Seeing my students in person. I already had a relationship with many of my sixth graders because I taught them when they were fourth-graders. I am beyond excited to get to see them in person, and talk to them, get to know them better, and quit talking to circles all day. The thought of not sitting in front of my computer all day is AMAZING.
Getting out of my house. I feel like I have been cooped up in my house for the past year. Well, I feel like this because essentially, I have been cooped up for the past year. I rarely leave, except to run errands. Now I get to go to work and see other people, other adults! I get to get dressed up and interact with people outside of my immediate family. This sounds amazing to me. I am sure many of my students feel the same way I do about getting out of their houses.
Lose weight! When the new school year started I slowly but steadily gained weight. It is hard sitting in front of the computer all day and not being as active as I was when I was physically in the classroom. Sitting in front of the computer also causes me to snack, which has steadily increased my waistline. I am hoping that being back into the classroom will help with losing some weight and give me the motivation to keep the weight off.
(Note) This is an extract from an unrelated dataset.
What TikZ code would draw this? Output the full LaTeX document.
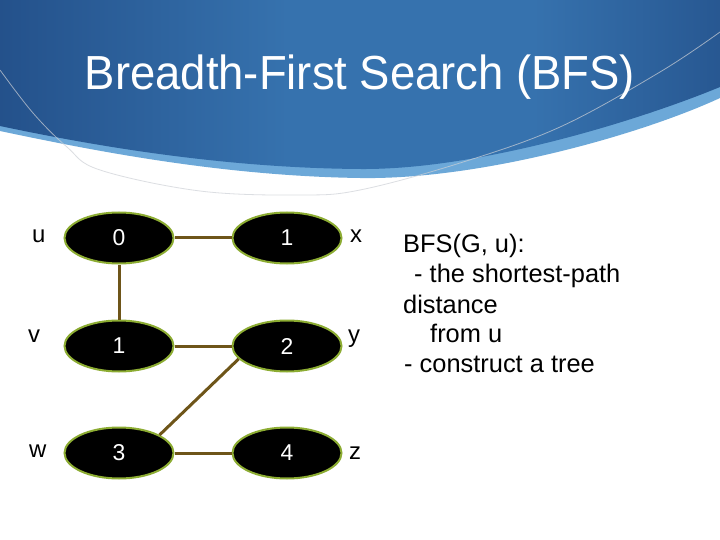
\documentclass[tikz,border=0pt]{standalone}
\usepackage{fontspec}
\setmainfont{Liberation Sans}
\usetikzlibrary{shapes.geometric}
\definecolor{hdrA}{RGB}{22,56,112}
\definecolor{hdrB}{RGB}{54,114,174}
\definecolor{bandC}{RGB}{108,168,216}
\definecolor{edgeC}{RGB}{110,85,25}
\definecolor{rimC}{RGB}{140,172,50}
\definecolor{thinC}{RGB}{205,208,214}
\pgfdeclarehorizontalshading{hdrshade}{100bp}{color(0bp)=(hdrA); color(22bp)=(hdrA!65!hdrB); color(45bp)=(hdrB); color(62bp)=(hdrB); color(82bp)=(hdrA!70!hdrB); color(100bp)=(hdrA)}
\tikzset{
  vtx/.style={ellipse, draw=rimC, line width=2bp, fill=black, minimum width=109bp, minimum height=51bp, inner sep=0pt, text=white, font=\fontsize{23}{23}\selectfont},
  lbl/.style={anchor=base west, inner sep=0pt, font=\fontsize{24}{24}\selectfont},
  txt/.style={anchor=base west, inner sep=0pt, font=\fontsize{25.5}{25.5}\selectfont},
  edge/.style={draw=edgeC, line width=3bp},
  ttl/.style={anchor=base, inner sep=0pt, text=white, font=\fontsize{48}{48}\selectfont}
}
\begin{document}
\begin{tikzpicture}[x=1bp,y=-1bp]
\fill[white] (0,0) rectangle (720,540);
\useasboundingbox (0,0) rectangle (720,540);
% header
\fill[bandC] (0,0) -- (720,0) -- (720,98) .. controls (640,135) and (480,180) .. (360,178) .. controls (220,176) and (90,150) .. (0,131) -- cycle;
\shade[shading=hdrshade] (0,0) -- (720,0) -- (720,87) .. controls (640,120) and (480,170) .. (360,169) .. controls (220,168) and (90,145) .. (0,126) -- cycle;
\draw[thinC, line width=0.8bp, opacity=0.7] plot[smooth, tension=0.6] coordinates {(0,70) (33,113) (67,147) (100,170) (200,191) (300,195) (360,190) (460,163) (560,127) (660,72) (720,32)};
\node[ttl] (title) at (360,90) {\scalebox{0.95}[1]{Breadth-First Search (BFS)}};
% vertices
\node[vtx] (n0) at (119,238) {0};
\node[vtx] (nx) at (287,238) {1};
\node[vtx] (nv) at (119,346) {1};
\node[vtx] (ny) at (287,346) {2};
\node[vtx] (nw) at (119,453) {3};
\node[vtx] (nz) at (287,453) {4};
% edges
\draw[edge] (n0) -- (nx);
\draw[edge] (n0) -- (nv);
\draw[edge] (nv) -- (ny);
\draw[edge] (ny.195) -- (nw.24);
\draw[edge] (nw) -- (nz);
% labels
\node[lbl] (lu) at (32,243) {u};
\node[lbl] (lv) at (28,342) {v};
\node[lbl] (lw) at (29,457) {w};
\node[lbl] (lx) at (350,243) {x};
\node[lbl] (ly) at (348,342) {y};
\node[lbl] (lz) at (349,459) {z};
% text
\node[txt] (t1) at (403,253) {BFS(G, u):};
\node[txt] (t2) at (414,283) {- the shortest-path};
\node[txt] (t3) at (403,313) {distance};
\node[txt] (t4) at (430,342) {from u};
\node[txt] (t5) at (404,372) {- construct a tree};
\end{tikzpicture}
\end{document}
My students' lives can start to return to a new normal. I understand that abuse rates have gone up, as have suicides and depression. I have “kids” at home who are struggling to be online all day and having their former lives taken from them. COVID has hurt many of my students on many different levels. Returning to the classroom will allow my students to start getting back to their 'normal” pre-COVID lives.
I am excited to get back into my classroom, it is just overwhelming and honestly, scary. The pandemic has been scary for many of us and as a parent of a brain cancer survivor, and of a child with many different health issues, I have kept them both very sheltered this past year. Leaving all day and being around people again sounds great, but worrisome on the COVID side of things. What are your thoughts about returning to the classroom?